WORK TO BE COMPLETED:
Reproduce all the material exactly, minus any pictures it holds.
.....
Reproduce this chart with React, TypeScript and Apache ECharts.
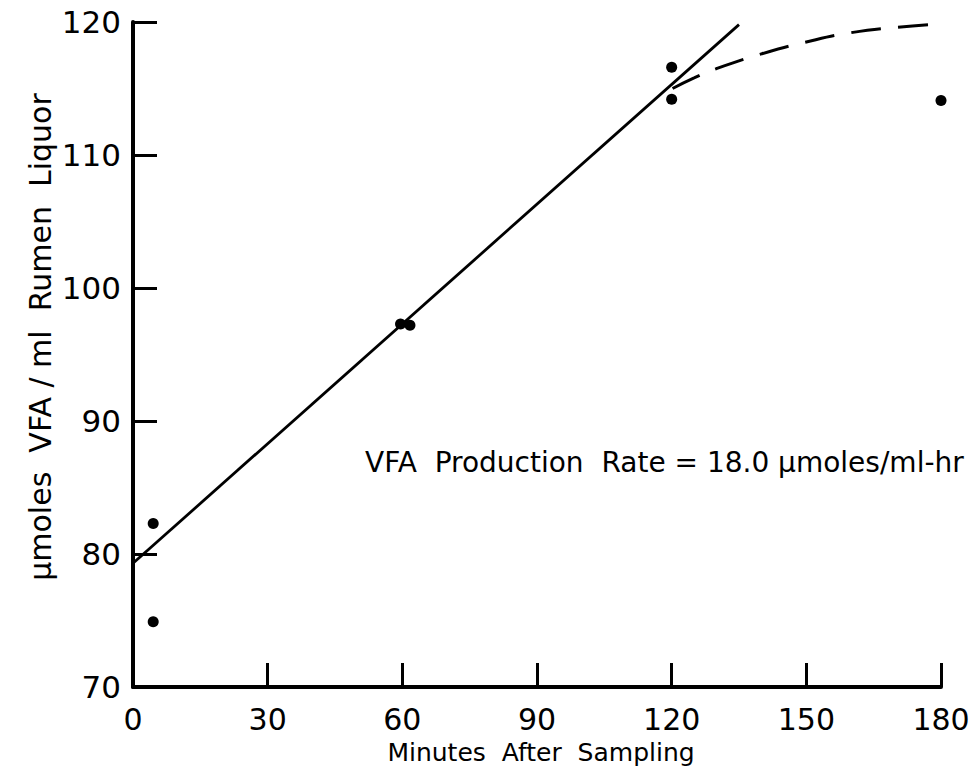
import React, { useEffect, useRef } from "react";
import * as echarts from "echarts";

const pointX = [4.5, 4.5, 59.6, 61.7, 120, 120, 180];
const pointY = [82.3, 74.9, 97.3, 97.2, 116.6, 114.2, 114.1];
const fitX = [0, 135];
const fitY = [79.3, 119.8];
const curveX = [120.2, 125, 130, 140, 150, 160, 170, 182];
const curveY = [115.0, 115.8, 116.5, 117.6, 118.5, 119.2, 119.6, 119.9];
const xTicks = [0, 30, 60, 90, 120, 150, 180];
const yTicks = [70, 80, 90, 100, 110, 120];
const xTitle = "Minutes  After  Sampling";
const yTitle = "\u03bcmoles  VFA / ml  Rumen  Liquor";
const note = "VFA  Production  Rate = 18.0 \u03bcmoles/ml-hr";

const FONT = "DejaVu Sans";

export default function App() {
  const ref = useRef<HTMLDivElement>(null);
  useEffect(() => {
    if (!ref.current) return;
    const chart = echarts.init(ref.current, null, { renderer: "svg" });
    const zip = (a: number[], b: number[]) => a.map((v, i) => [v, b[i]]);
    chart.setOption({
      animation: false,
      backgroundColor: "#ffffff",
      grid: { left: 133, right: 39, top: 22, bottom: 84 },
      xAxis: {
        type: "value",
        min: xTicks[0],
        max: xTicks[xTicks.length - 1],
        interval: 30,
        splitLine: { show: false },
        axisLine: { show: true, lineStyle: { color: "#000", width: 4 } },
        axisTick: { show: true, inside: true, length: 24, lineStyle: { color: "#000", width: 3 } },
        axisLabel: { color: "#000", fontFamily: FONT, fontSize: 30, margin: 17 },
      },
      yAxis: {
        type: "value",
        min: yTicks[0],
        max: yTicks[yTicks.length - 1],
        interval: 10,
        splitLine: { show: false },
        axisLine: { show: true, lineStyle: { color: "#000", width: 4 } },
        axisTick: { show: true, inside: true, length: 24, lineStyle: { color: "#000", width: 3 } },
        axisLabel: { color: "#000", fontFamily: FONT, fontSize: 31, margin: 12 },
      },
      series: [
        {
          type: "line",
          data: zip(fitX, fitY),
          showSymbol: false,
          symbol: "none",
          lineStyle: { color: "#000", width: 2.8 },
          clip: false,
        },
        {
          type: "line",
          data: zip(curveX, curveY),
          smooth: true,
          showSymbol: false,
          symbol: "none",
          lineStyle: { color: "#000", width: 3, type: [30, 17] },
          clip: false,
        },
        {
          type: "scatter",
          data: zip(pointX, pointY),
          symbol: "circle",
          symbolSize: 11,
          itemStyle: { color: "#000", opacity: 1 },
        },
      ],
      graphic: [
        {
          type: "text",
          x: 541,
          y: 752,
          style: {
            text: xTitle,
            fontFamily: FONT,
            fontSize: 25,
            fill: "#000",
            align: "center",
            verticalAlign: "middle",
          },
        },
        {
          type: "text",
          x: 40,
          y: 337,
          rotation: Math.PI / 2,
          style: {
            text: yTitle,
            fontFamily: FONT,
            fontSize: 30,
            fill: "#000",
            align: "center",
            verticalAlign: "middle",
          },
        },
        {
          type: "text",
          x: 365,
          y: 462,
          style: {
            text: note,
            fontFamily: FONT,
            fontSize: 28,
            fill: "#000",
            align: "left",
            verticalAlign: "middle",
          },
        },
      ],
    });
    return () => chart.dispose();
  }, []);
  return (
    <div
      ref={ref}
      style={{ position: "fixed", left: 0, top: 0, width: 980, height: 771, background: "#fff" }}
    />
  );
}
.....
RESULT OF THIS EXERCISE:
Reproduce this chart with React, TypeScript and Apache ECharts.
import React, { useEffect, useRef } from "react";
import * as echarts from "echarts";

const pointX = [4.5, 4.5, 59.6, 61.7, 120, 120, 180];
const pointY = [82.3, 74.9, 97.3, 97.2, 116.6, 114.2, 114.1];
const fitX = [0, 135];
const fitY = [79.3, 119.8];
const curveX = [120.2, 125, 130, 140, 150, 160, 170, 182];
const curveY = [115.0, 115.8, 116.5, 117.6, 118.5, 119.2, 119.6, 119.9];
const xTicks = [0, 30, 60, 90, 120, 150, 180];
const yTicks = [70, 80, 90, 100, 110, 120];
const xTitle = "Minutes  After  Sampling";
const yTitle = "\u03bcmoles  VFA / ml  Rumen  Liquor";
const note = "VFA  Production  Rate = 18.0 \u03bcmoles/ml-hr";

const FONT = "DejaVu Sans";

export default function App() {
  const ref = useRef<HTMLDivElement>(null);
  useEffect(() => {
    if (!ref.current) return;
    const chart = echarts.init(ref.current, null, { renderer: "svg" });
    const zip = (a: number[], b: number[]) => a.map((v, i) => [v, b[i]]);
    chart.setOption({
      animation: false,
      backgroundColor: "#ffffff",
      grid: { left: 133, right: 39, top: 22, bottom: 84 },
      xAxis: {
        type: "value",
        min: xTicks[0],
        max: xTicks[xTicks.length - 1],
        interval: 30,
        splitLine: { show: false },
        axisLine: { show: true, lineStyle: { color: "#000", width: 4 } },
        axisTick: { show: true, inside: true, length: 24, lineStyle: { color: "#000", width: 3 } },
        axisLabel: { color: "#000", fontFamily: FONT, fontSize: 30, margin: 17 },
      },
      yAxis: {
        type: "value",
        min: yTicks[0],
        max: yTicks[yTicks.length - 1],
        interval: 10,
        splitLine: { show: false },
        axisLine: { show: true, lineStyle: { color: "#000", width: 4 } },
        axisTick: { show: true, inside: true, length: 24, lineStyle: { color: "#000", width: 3 } },
        axisLabel: { color: "#000", fontFamily: FONT, fontSize: 31, margin: 12 },
      },
      series: [
        {
          type: "line",
          data: zip(fitX, fitY),
          showSymbol: false,
          symbol: "none",
          lineStyle: { color: "#000", width: 2.8 },
          clip: false,
        },
        {
          type: "line",
          data: zip(curveX, curveY),
          smooth: true,
          showSymbol: false,
          symbol: "none",
          lineStyle: { color: "#000", width: 3, type: [30, 17] },
          clip: false,
        },
        {
          type: "scatter",
          data: zip(pointX, pointY),
          symbol: "circle",
          symbolSize: 11,
          itemStyle: { color: "#000", opacity: 1 },
        },
      ],
      graphic: [
        {
          type: "text",
          x: 541,
          y: 752,
          style: {
            text: xTitle,
            fontFamily: FONT,
            fontSize: 25,
            fill: "#000",
            align: "center",
            verticalAlign: "middle",
          },
        },
        {
          type: "text",
          x: 40,
          y: 337,
          rotation: Math.PI / 2,
          style: {
            text: yTitle,
            fontFamily: FONT,
            fontSize: 30,
            fill: "#000",
            align: "center",
            verticalAlign: "middle",
          },
        },
        {
          type: "text",
          x: 365,
          y: 462,
          style: {
            text: note,
            fontFamily: FONT,
            fontSize: 28,
            fill: "#000",
            align: "left",
            verticalAlign: "middle",
          },
        },
      ],
    });
    return () => chart.dispose();
  }, []);
  return (
    <div
      ref={ref}
      style={{ position: "fixed", left: 0, top: 0, width: 980, height: 771, background: "#fff" }}
    />
  );
}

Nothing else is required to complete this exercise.